En cualquier situación especialmente calamitosa, nunca se sabe muy bien qué hacer con los cadáveres. Pero en esta pandemia da la impresión de que se sabe menos. Los muertos e incluso antes, los que van a morir, son la cara más trágica del drama que estamos viviendo. No sabemos qué hacer con ellos. Muchos mueren en los brazos de sus familiares y, cuando el juzgado levanta acta, son arrebatados sin saber muy bien su destino, sin conocer el modo como se va a proceder con ellos, desconociendo cuándo los familiares recibirán sus restos. En otras ocasiones, no es menos dramático. Muchas personas son ingresadas y pasan las últimas horas de la vida separados de su familia, apenas nadie que esté a su lado, ninguna palabra amiga, ningún consuelo, ninguna esperanza…, solo silencio, soledad, angustia, oscuridad… Y la familia, también, dolor, sinsentido, silencio, soledad, angustia, desesperanza… El miedo al contagio separa lo que el amor quiere unir y de este la muerte revela su rostro más inhumano.
Esta es la verdadera «peste funesta» de la que habla el salmo. La muerte, con su cortejo –el coronavirus solo es uno de ellos, como lo es el hambre, las guerras, la falta de salubridad…–, está revelando en esta pandemia un poder formidable, el que siempre tiene. Y nuestros gobernantes lo saben y los medios de comunicación también y nosotros, claro que lo sabemos, muchos lo hemos padecidos, lo padecemos o lo padeceremos… Y todos guardamos silencio, pues a nadie le gusta proclamar vencedor al enemigo triunfante. Más aún, tememos que los muertos pongan sordina a nuestras proclamas: «Todos juntos saldremos de esta», «todos venceremos al coronavirus». ¿Y los difuntos?, ¿de dónde saldrán?, ¿cómo vencerán?

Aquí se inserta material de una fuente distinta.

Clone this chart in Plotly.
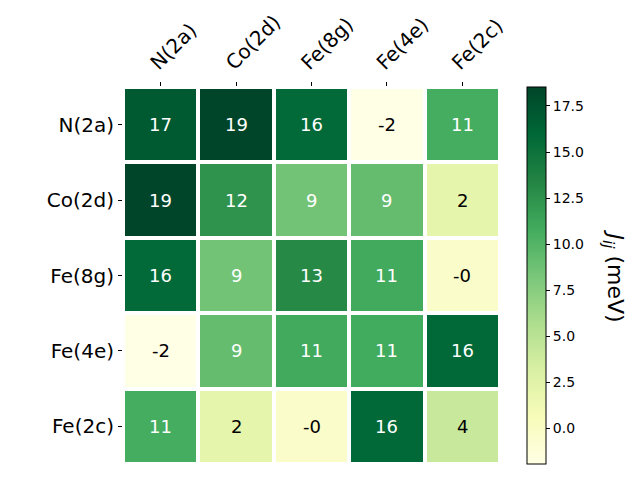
import plotly.graph_objects as go

# site labels and exchange matrix (meV)
sites = ["N(2a)", "Co(2d)", "Fe(8g)", "Fe(4e)", "Fe(2c)"]
row_n2a = [17.0, 18.53, 15.8, -1.93, 10.7]
row_co2d = [18.53, 12.4, 8.6, 9.2, 2.2]
row_fe8g = [15.8, 8.6, 13.1, 10.9, -0.3]
row_fe4e = [-1.93, 9.2, 10.9, 10.8, 15.9]
row_fe2c = [10.7, 2.2, -0.3, 15.9, 4.2]
jij = [row_n2a, row_co2d, row_fe8g, row_fe4e, row_fe2c]

ylgn = [
    [0.0, "#ffffe5"], [0.125, "#f7fcb9"], [0.25, "#d9f0a3"],
    [0.375, "#addd8e"], [0.5, "#78c679"], [0.625, "#41ab5d"],
    [0.75, "#238443"], [0.875, "#006837"], [1.0, "#004529"],
]

zmin = min(min(r) for r in jij)
zmax = max(max(r) for r in jij)
threshold = (zmin + zmax) / 2

heat = go.Heatmap(
    z=jij, x=sites, y=sites,
    colorscale=ylgn, zmin=zmin, zmax=zmax,
    xgap=4, ygap=4,
    hoverinfo="skip",
    colorbar=dict(
        x=1.072, xanchor="left", y=0.5, yanchor="middle",
        len=1.0, lenmode="fraction", thickness=19,
        xpad=0, ypad=0,
        outlinecolor="black", outlinewidth=1,
        ticks="outside", ticklen=4, tickcolor="black",
        tickvals=[0, 2.5, 5, 7.5, 10, 12.5, 15, 17.5],
        ticktext=["0.0", "2.5", "5.0", "7.5", "10.0", "12.5", "15.0", "17.5"],
        tickfont=dict(size=14, color="black"),
    ),
)

fig = go.Figure(heat)

annotations = []
for i, row in enumerate(jij):
    for j, v in enumerate(row):
        annotations.append(dict(
            x=sites[j], y=sites[i], xref="x", yref="y",
            text=f"{v:.0f}", showarrow=False,
            font=dict(size=18, color="white" if v > threshold else "black"),
        ))

annotations.append(dict(
    x=1.3, y=0.5, xref="paper", yref="paper",
    xanchor="center", yanchor="middle",
    text="<i>J</i><sub><i>ij</i></sub> (meV)", showarrow=False,
    textangle=90, font=dict(size=22, color="black"),
))

# page body adds an 8px offset, so margins are shifted to compensate
fig.update_layout(
    width=640, height=480,
    margin=dict(l=115, r=148, t=79, b=24, autoexpand=False),
    paper_bgcolor="white", plot_bgcolor="white",
    font=dict(family="DejaVu Sans", color="black"),
    annotations=annotations,
    xaxis=dict(
        side="top", tickangle=-45, tickfont=dict(size=20),
        ticks="outside", ticklen=4, tickcolor="black",
        ticklabelshift=-9,
        showgrid=False, zeroline=False, automargin=False,
    ),
    yaxis=dict(
        autorange="reversed", tickfont=dict(size=20),
        ticks="outside", ticklen=4, tickcolor="black",
        showgrid=False, zeroline=False, automargin=False,
    ),
)

fig.write_html("out.html")
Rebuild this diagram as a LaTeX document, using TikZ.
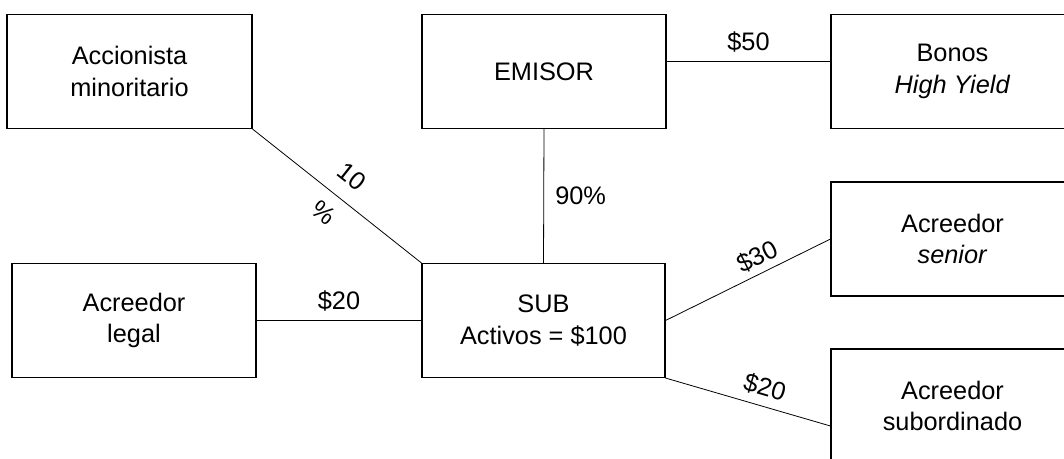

En este punto, solo el Evangelio arroja luz. Los cristianos –seguro que muchos lo hacemos– debemos tener el valor ir a esta periferia existencial, como ninguna otra, y ante tanta muerte, tanto dolor, tanta inhumanidad, tanto sinsentido, balbucear que Jesús ha muerto y resucitado. Musitar con temor y temblor, llenos de reverencia y respecto, el anuncio que ilumina nuestra esperanza: Jesús ha pasado por la muerte y ha abierto de par en par la vida a nuestros difuntos. No que Jesús los libra del paso de la muerte, no que hace desvanecer su cortejo; sino que Él está en el paso, los toma de la mano, musita una palabra que toca su alma e les introduce en una vida en la que la muerte no tiene ya palabra y carece de corte.

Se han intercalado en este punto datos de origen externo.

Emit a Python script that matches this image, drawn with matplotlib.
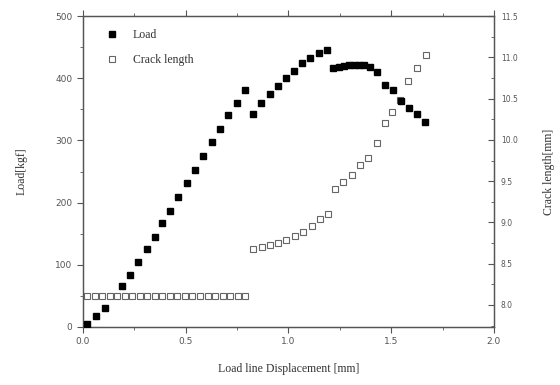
import matplotlib
matplotlib.use("Agg")
import matplotlib.pyplot as plt
import matplotlib.ticker as ticker

# load vs. load-line displacement
disp_load = [0.021, 0.066, 0.107, 0.188, 0.229, 0.269, 0.310, 0.350, 0.387,
             0.426, 0.465, 0.505, 0.545, 0.585, 0.626, 0.667, 0.707, 0.748,
             0.788, 0.829, 0.869, 0.910, 0.950, 0.988, 1.025, 1.064, 1.105,
             1.150, 1.190, 1.217, 1.245, 1.270, 1.295, 1.320, 1.345, 1.370,
             1.395, 1.430, 1.470, 1.507, 1.546, 1.588, 1.627, 1.667]
load_kgf = [5, 17, 31, 66, 84, 104, 125, 145, 167,
            187, 209, 231, 253, 275, 297, 319, 341, 361,
            381, 342, 360, 374, 388, 400, 411, 424, 432,
            440, 445, 416, 418, 420, 421, 422, 422, 421,
            418, 410, 389, 381, 364, 352, 342, 329]

# crack length vs. displacement
disp_crack = [0.020, 0.057, 0.093, 0.130, 0.167, 0.203, 0.240, 0.277, 0.313,
              0.350, 0.387, 0.423, 0.460, 0.497, 0.533, 0.570, 0.607, 0.643,
              0.680, 0.717, 0.753, 0.790,
              0.829, 0.870, 0.910, 0.950, 0.988, 1.032, 1.072, 1.113, 1.153,
              1.194, 1.226, 1.267, 1.308, 1.348, 1.388, 1.429, 1.470, 1.504,
              1.543, 1.583, 1.625, 1.669]
crack_mm = [8.11] * 22 + [8.68, 8.70, 8.73, 8.75, 8.79, 8.84, 8.89, 8.96, 9.04,
                          9.10, 9.41, 9.49, 9.58, 9.70, 9.78, 9.96, 10.20, 10.34,
                          10.48, 10.71, 10.87, 11.03]

serif = ["Liberation Serif", "DejaVu Serif"]
tick_color = "#555555"
label_color = "#333333"

fig = plt.figure(figsize=(5.6, 3.85), dpi=100)
ax = fig.add_axes([0.148, 0.151, 0.734, 0.807])
ax2 = ax.twinx()

ax2.plot(disp_crack, crack_mm, "s", ms=4.9, mfc="white", mec="#666666",
         mew=0.8, label="Crack length", zorder=2)
ax.plot(disp_load, load_kgf, "s", ms=5.0, color="black", label="Load",
        zorder=3)
ax.set_zorder(ax2.get_zorder() + 1)
ax.patch.set_visible(False)

ax.set_xlim(0, 2.0)
ax.set_ylim(0, 500)
ax2.set_ylim(7.735, 11.5)

ax.xaxis.set_major_locator(ticker.MultipleLocator(0.5))
ax.xaxis.set_minor_locator(ticker.MultipleLocator(0.25))
ax.yaxis.set_major_locator(ticker.MultipleLocator(100))
ax.yaxis.set_minor_locator(ticker.MultipleLocator(50))
ax2.yaxis.set_major_locator(ticker.MultipleLocator(0.5))
ax2.yaxis.set_minor_locator(ticker.MultipleLocator(0.25))
ax.xaxis.set_major_formatter(ticker.FormatStrFormatter("%.1f"))
ax2.yaxis.set_major_formatter(ticker.FormatStrFormatter("%.1f"))

ax.tick_params(axis="x", which="both", direction="out", top=True,
               labelsize=6.5, labelcolor=tick_color, color="#555555")
ax.tick_params(axis="x", which="major", length=4)
ax.tick_params(axis="x", which="minor", length=2.5)
ax.tick_params(axis="y", which="both", direction="out", labelsize=6.5,
               labelcolor=tick_color, color="#555555")
ax.tick_params(axis="y", which="major", length=4)
ax.tick_params(axis="y", which="minor", length=2.5)
ax2.tick_params(axis="y", which="both", direction="in", labelsize=5.5,
                labelcolor=tick_color, color="#555555", pad=5)
ax2.tick_params(axis="y", which="major", length=4)
ax2.tick_params(axis="y", which="minor", length=2.5)
for a in (ax, ax2):
    for s in a.spines.values():
        s.set_color("#555555")
        s.set_linewidth(0.9)

ax.set_xlabel("Load line Displacement [mm]", family=serif, fontsize=8.5,
              color=label_color, labelpad=12)
ax.set_ylabel("Load[kgf]", family=serif, fontsize=8.5, color=label_color,
              labelpad=20)
ax2.set_ylabel("Crack length[mm]", family=serif, fontsize=8.5,
               color=label_color, labelpad=18)

h1, l1 = ax.get_legend_handles_labels()
h2, l2 = ax2.get_legend_handles_labels()
ax.legend(h1 + h2, l1 + l2, loc="upper left", frameon=False,
          prop={"family": serif, "size": 8.5}, labelcolor=label_color,
          handletextpad=0.8, borderaxespad=0.0, labelspacing=1.1,
          markerscale=0.9, bbox_to_anchor=(0.03, 0.975))

fig.savefig("out.png", dpi=100)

«Si vivimos, vivimos para el Señor; si morimos, morimos para el Señor; así que en la vida y en la muerte somos del Señor. Pues para esto murió y resucitó Cristo: para ser Señor de muertos y vivos» (Rm 14,8-9).
Sí, Jesucristo es el Señor de vivos y muertos, y ninguno de los fallecidos y los que van a fallecer en esta epidemia, y en tantos desastres como existen, se pierden. Al contrario, en sus manos misericordiosas ganan la vida, esa que el Padre nos ha prometido a la pobre criatura que somos los hombres. Si los cristianos no encontramos el modo de anunciar, con respeto y ternura, esta vida que ha abierto Jesús por su Cruz victoriosa, entonces no saldremos todos de esta, ni tampoco todos venceremos al coronavirus. Incluso esos eslóganes que nos invitan a una lucha fraterna, en cierto modo, quedarían heridos de muerte. Porque si no nos salvamos todos, ¿qué salvación es esa?
Cuentan, los que lo han visto, que algunos enfermeras, auxiliares, también algunas limpiadoras han cogido de la mano a alguien que estaba a punto de dar el último suspiro. Aunque Jesús siempre acompaña en este trance, a veces suscita ángeles que densifican su presencia… A veces, ellos no lo saben. Pero es que Jesús no solo es Señor de muertos, también lo es de los vivos, y su Espíritu siempre está pronto a mover a los que se compadecen por la desgracia de sus prójimos.